The rushing streams create a captivating spectacle, with thundering water cascading into pools and swirling like an avalanche. The noise is so intense that conversations become a challenge over the torrent.
Wooden walkways in parts of the gorge route elevate you to higher viewpoints, offering a unique perspective of the swirling water from above.
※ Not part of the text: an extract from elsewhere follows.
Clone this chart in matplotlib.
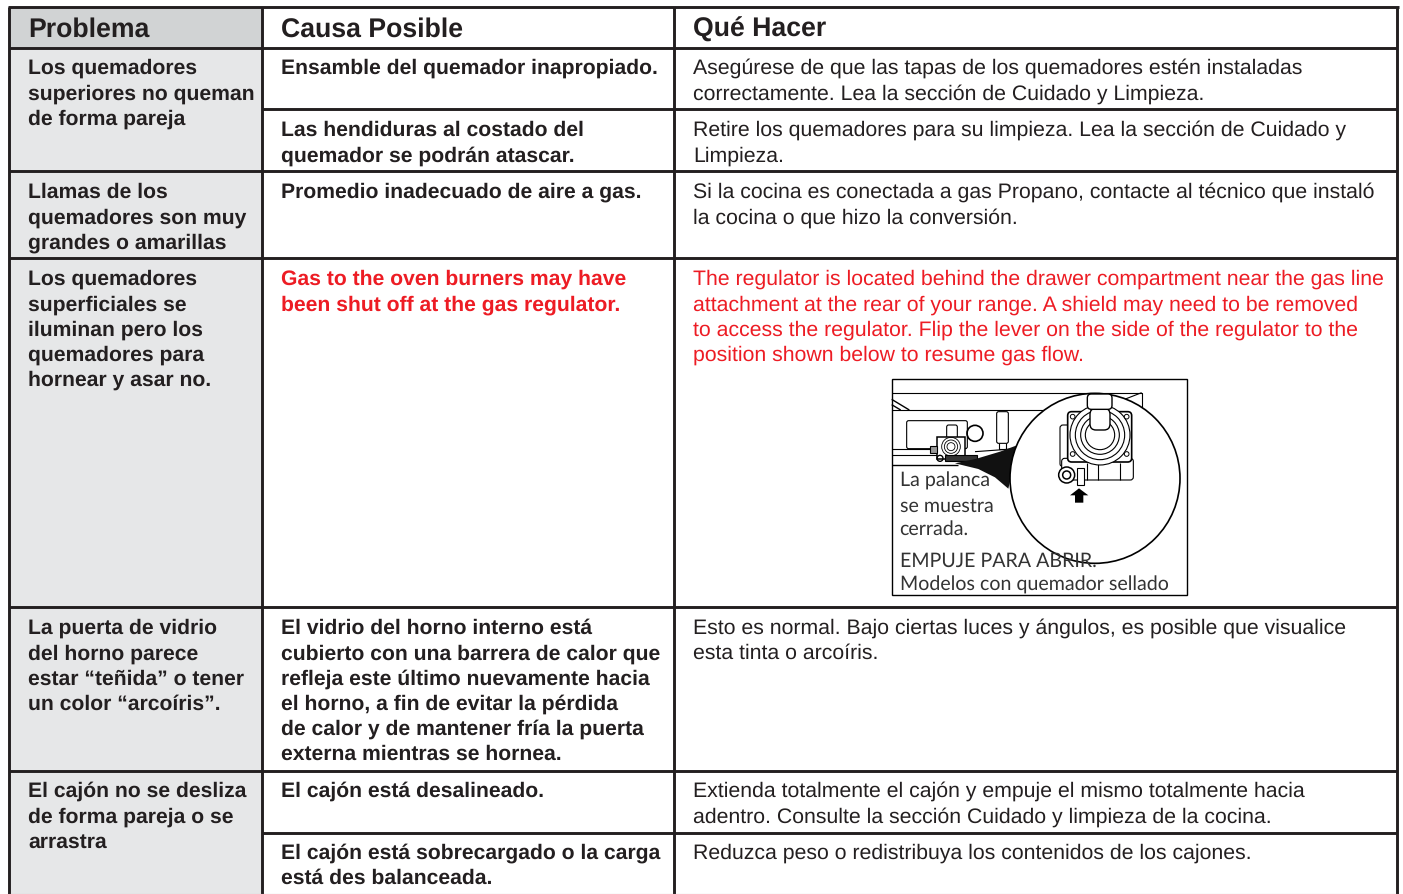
import matplotlib
matplotlib.use("Agg")
import matplotlib.pyplot as plt
from matplotlib.patches import Rectangle, Circle, Polygon, FancyBboxPatch

plt.rcParams["text.hinting"] = "none"

# Table text
headers = ["Problema", "Causa Posible", "Qué Hacer"]
problems = [
    ["Los quemadores", "superiores no queman", "de forma pareja"],
    ["Llamas de los", "quemadores son muy", "grandes o amarillas"],
    ["Los quemadores", "superficiales se", "iluminan pero los", "quemadores para", "hornear y asar no."],
    ["La puerta de vidrio", "del horno parece", "estar “teñida” o tener", "un color “arcoíris”."],
    ["El cajón no se desliza", "de forma pareja o se", "arrastra"],
]
causes = [
    ["Ensamble del quemador inapropiado."],
    ["Las hendiduras al costado del", "quemador se podrán atascar."],
    ["Promedio inadecuado de aire a gas."],
    ["Gas to the oven burners may have", "been shut off at the gas regulator."],
    ["El vidrio del horno interno está", "cubierto con una barrera de calor que", "refleja este último nuevamente hacia",
     "el horno, a fin de evitar la pérdida", "de calor y de mantener fría la puerta", "externa mientras se hornea."],
    ["El cajón está desalineado."],
    ["El cajón está sobrecargado o la carga", "está des balanceada."],
]
actions = [
    ["Asegúrese de que las tapas de los quemadores estén instaladas", "correctamente. Lea la sección de Cuidado y Limpieza."],
    ["Retire los quemadores para su limpieza. Lea la sección de Cuidado y", "Limpieza."],
    ["Si la cocina es conectada a gas Propano, contacte al técnico que instaló", "la cocina o que hizo la conversión."],
    ["The regulator is located behind the drawer compartment near the gas line", "attachment at the rear of your range. A shield may need to be removed",
     "to access the regulator. Flip the lever on the side of the regulator to the", "position shown below to resume gas flow."],
    ["Esto es normal. Bajo ciertas luces y ángulos, es posible que visualice", "esta tinta o arcoíris."],
    ["Extienda totalmente el cajón y empuje el mismo totalmente hacia", "adentro. Consulte la sección Cuidado y limpieza de la cocina."],
    ["Reduzca peso o redistribuya los contenidos de los cajones."],
]
figure_labels = ["La palanca", "se muestra", "cerrada.", "EMPUJE PARA ABRIR.", "Modelos con quemador sellado"]

# Layout, in pixels of the page
row_lines = [48, 109, 171, 258, 607, 771, 833]
inner_only = [109, 833]  # these two do not cross the Problema column
col_lines = [9, 262, 674, 1397]
row_base = [74, 136, 198, 285, 634, 797, 859]
problem_base = [74, 198, 285, 634, 797]
red_row = 3
spacing = 25.15
ink = "#231f20"
red = "#ed1c24"
font = "Liberation Sans"
body_size = 15.3
bold_size = 15.25

fig = plt.figure(figsize=(14.03, 8.94), dpi=100)
ax = fig.add_axes([0, 0, 1, 1])
ax.set_xlim(0, 1403)
ax.set_ylim(894, 0)
ax.axis("off")

ax.add_patch(Rectangle((9, 7), 253, 41, fc="#d1d3d4", ec="none"))
ax.add_patch(Rectangle((9, 48), 253, 846, fc="#e6e7e8", ec="none"))


def put_lines(x, y, lines, **kw):
    for i, line in enumerate(lines):
        ax.text(x, y + i * spacing, line, family=font, va="baseline", ha="left", **kw)


xs = [28, 281, 693]
for x, h in zip(xs, headers):
    ax.text(x, 37, h, family=font, weight="bold", fontsize=19.2, color=ink, va="baseline")
for y, lines in zip(problem_base, problems):
    put_lines(xs[0], y, lines, weight="bold", fontsize=bold_size, color=ink)
for i, (y, lines) in enumerate(zip(row_base, causes)):
    put_lines(xs[1], y, lines, weight="bold", fontsize=bold_size, color=red if i == red_row else ink)
for i, (y, lines) in enumerate(zip(row_base, actions)):
    put_lines(xs[2], y, lines, fontsize=body_size, color=red if i == red_row else ink)

# grid lines
line_w = 2.1
ax.plot([7.5, 1398.5], [7, 7], color=ink, lw=line_w, solid_capstyle="butt")
for y in row_lines:
    x0 = col_lines[1] if y in inner_only else col_lines[0]
    ax.plot([x0, 1397], [y, y], color=ink, lw=line_w, solid_capstyle="butt")
for x in col_lines:
    ax.plot([x, x], [7, 894], color=ink, lw=line_w, solid_capstyle="butt")
ax.plot([9, 1397], [893.5, 893.5], color="#b5b5b5", lw=0.8)


# Regulator drawing, sketched in 3x crop coordinates of the picture box
def px(x, y):
    return 880 + x / 3, 370 + y / 3


def seg(pts, lw=0.8, color="black", z=3):
    ax.plot(*zip(*[px(*p) for p in pts]), color=color, lw=lw, zorder=z, solid_capstyle="butt")


def box(x0, y0, x1, y1, fc="white", lw=0.8, z=3, round_px=0):
    a = px(x0, y0)
    w, h = (x1 - x0) / 3, (y1 - y0) / 3
    if round_px:
        ax.add_patch(FancyBboxPatch(a, w, h, boxstyle=f"round,pad=0,rounding_size={round_px}", fc=fc, ec="black", lw=lw, zorder=z))
    else:
        ax.add_patch(Rectangle(a, w, h, fc=fc, ec="black", lw=lw, zorder=z))


def ring(x, y, r, fc="none", lw=0.8, z=3):
    ax.add_patch(Circle(px(x, y), r / 3, fc=fc, ec="black", lw=lw, zorder=z))


box(35, 28, 920, 675, lw=1.0, z=2)
seg([(35, 68), (785, 68), (785, 115)])
seg([(785, 68), (690, 105)])
seg([(35, 120), (510, 120)])
seg([(35, 88), (88, 120)], lw=1.0)
seg([(35, 104), (62, 120)], lw=1.0)
box(80, 152, 262, 236, round_px=2)
box(350, 125, 385, 220, round_px=2)
seg([(358, 220), (358, 238), (378, 238), (378, 220)])
seg([(35, 238), (170, 238)])
seg([(35, 255), (170, 255)])
seg([(35, 284), (235, 284)], lw=1.0)
seg([(285, 245), (410, 236)])
ring(285, 190, 24, lw=1.2)
box(200, 165, 232, 205, round_px=2)
box(172, 200, 254, 268, lw=1.1)
for r in (28, 20, 12):
    ring(213, 230, r, lw=0.6)
box(195, 255, 290, 272, fc="#333333")
ring(180, 265, 9, lw=1.0)
box(150, 228, 172, 248, fc="#999999")

# black wedge towards the enlarged circle
wedge = [(225, 280), (290, 266), (360, 245), (416, 224), (385, 356), (345, 322), (295, 297)]
ax.add_patch(Polygon([px(*p) for p in wedge], fc="#111111", ec="none", zorder=4))

# enlarged regulator
ring(645, 325, 255, fc="white", lw=1.2, z=5)
box(540, 165, 580, 290, z=6, round_px=3)
box(545, 265, 760, 330, z=6, round_px=3)
seg([(620, 280), (620, 330)], z=7)
seg([(655, 280), (655, 330)], z=7)
seg([(720, 280), (720, 330)], z=7)
box(563, 125, 755, 276, lw=1.2, z=7, round_px=4)
for r in (90, 74, 58, 44):
    ring(660, 195, r, fc="white", lw=0.8, z=8)
for cx, cy in [(578, 140), (740, 140), (578, 252), (740, 252)]:
    ring(cx, cy, 7, fc="white", lw=0.7, z=8)
box(630, 115, 690, 180, lw=1.0, z=9, round_px=6)
box(622, 72, 696, 118, lw=1.0, z=9, round_px=4)
ring(560, 315, 24, fc="white", lw=1.1, z=9)
ring(560, 315, 12, fc="white", lw=1.1, z=10)
box(592, 295, 612, 345, z=10)
arrow = [(597, 355), (570, 376), (585, 376), (585, 398), (610, 398), (610, 376), (625, 376)]
ax.add_patch(Polygon([px(*p) for p in arrow], fc="black", ec="none", zorder=10))

for y, s in zip([487, 512, 535, 567, 591], figure_labels):
    ax.text(899.5, y, s, family=["Lato", "Liberation Sans"], fontsize=14.1, color="#333333",
            va="baseline", zorder=12)

fig.savefig("out.png", dpi=100)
Explore the most dramatic section of the River Lyd on this challenging circular trail. It’s an exhilarating trail through ancient woodland and the rocky gorge to the towering Whitelady Waterfall and the roaring Devil’s Cauldron.
Two Moors Way
Stretching just over 100 miles/160km from Ivybridge in the south to Lynmouth in the north, this renowned path connects Dartmoor and Exmoor National Parks. Showcasing diverse scenery, the trail encompasses a stretch of moorland wilderness, the picturesque River Dart Valley, unspoiled central Devon, and Exmoor’s deep wooded valleys with panoramic moorland views.
Walking the route is generally easy, featuring one or two challenging sections. It is well-marked, except for the open moorland parts that demand navigational skills. Public transport is accessible in towns and villages along the route, facilitating flexible hikes with bus connections at Ivybridge, Bennett’s Cross, Chagford, Drewsteignton, Morchard Road, Morchard Bishop, Witheridge, and Lynmouth. Morchard Road is part of the Tarka Railway Line between Exeter and Barnstaple.
Facilities are available in Ivybridge, Widecombe, Chagford, Simonsbath, and Lynmouth. The terrain is mostly easy, with a few challenging stretches, and a portion of open moorland walking requiring navigational skills.